1933 film by Hugh Harman

Bosko in Dutch is a 1933 American animated comedy short film directed by Hugh Harman and Isadore Freleng. It is the 30th film in the Looney Tunes series featuring Bosko. It was released on January 14, 1933. It is the first Looney Tunes and non-Oswald the Lucky Rabbit cartoon to be directed by Freleng, who would become one of the series' most prominent directors for decades.

==Plot==
In the Netherlands, a group of animals go ice skating on a frozen pond. Bosko skates while delivering milk alongside Bruno. Goopy Geer dances while ice skating. A dachshund resorts to using a sled and a large skate to maneuver the environment, while a duck skates with its offspring in tiny sleds, one of which goes to the outhouse at a windmill.

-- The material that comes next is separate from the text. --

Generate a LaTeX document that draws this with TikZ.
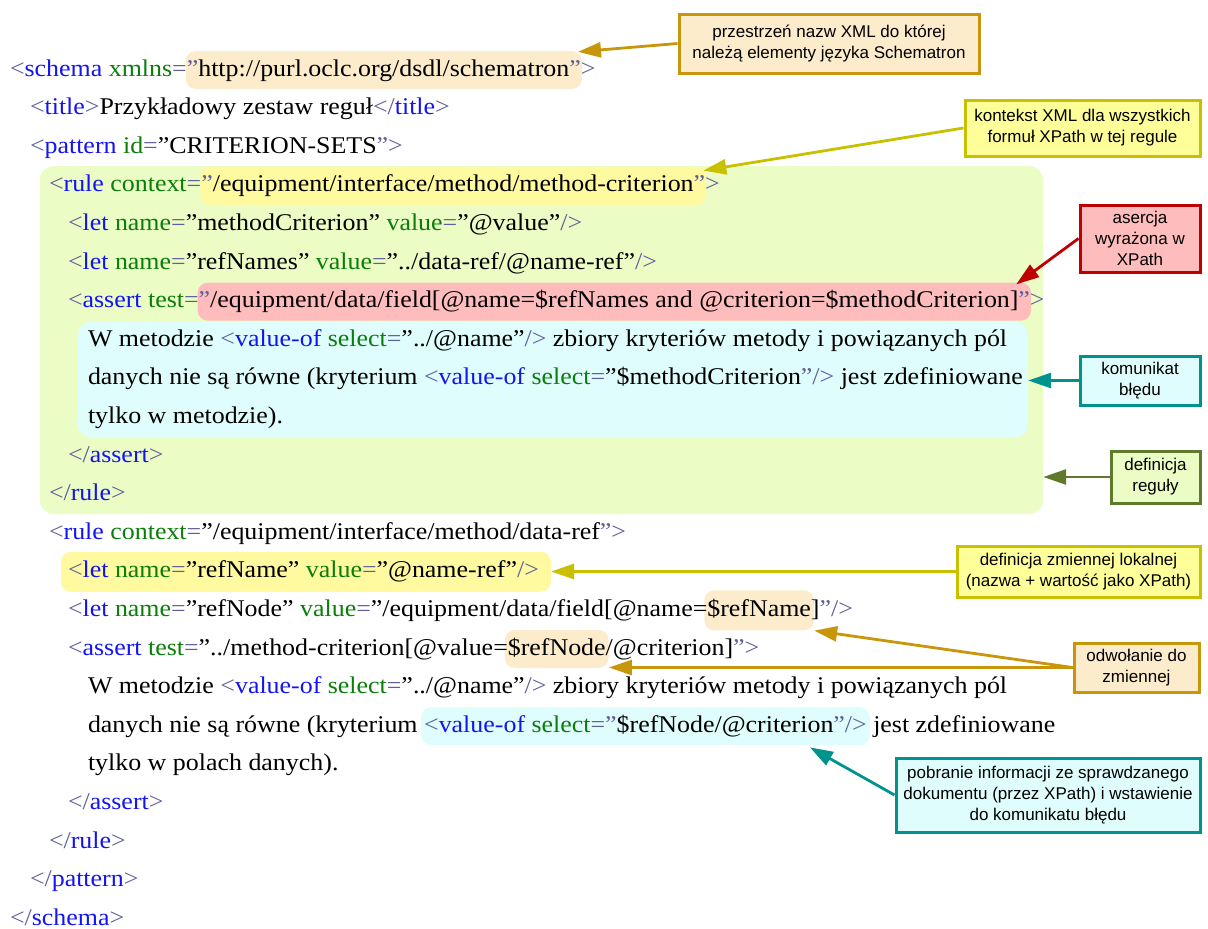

One of the milk canisters fall off, attracting a group of catfish who humorously resemble actual cats. As Bruno scratches himself and releases a legion of fleas, Bosko trips over a boulder. He eventually arrives at Honey's windmill where they sing, dance and swap shoes. Wilber and a lookalike or sibling skate and narrowly avoid a puddle, which they eventually fail to do so after a cuckoo clock sounds an alarm. Bosko goes to save them, hanging from a clothes line which allows him to return to the house with both kittens easily, but the trio fall to the ground. The two kittens fall onto a piece of ice which shatters around the portion they are on. They flow down the rapids into the sewers, allowing Bosko to flush them out to safety.

==Reception==
The Motion Picture Herald called It a "clever cartoon".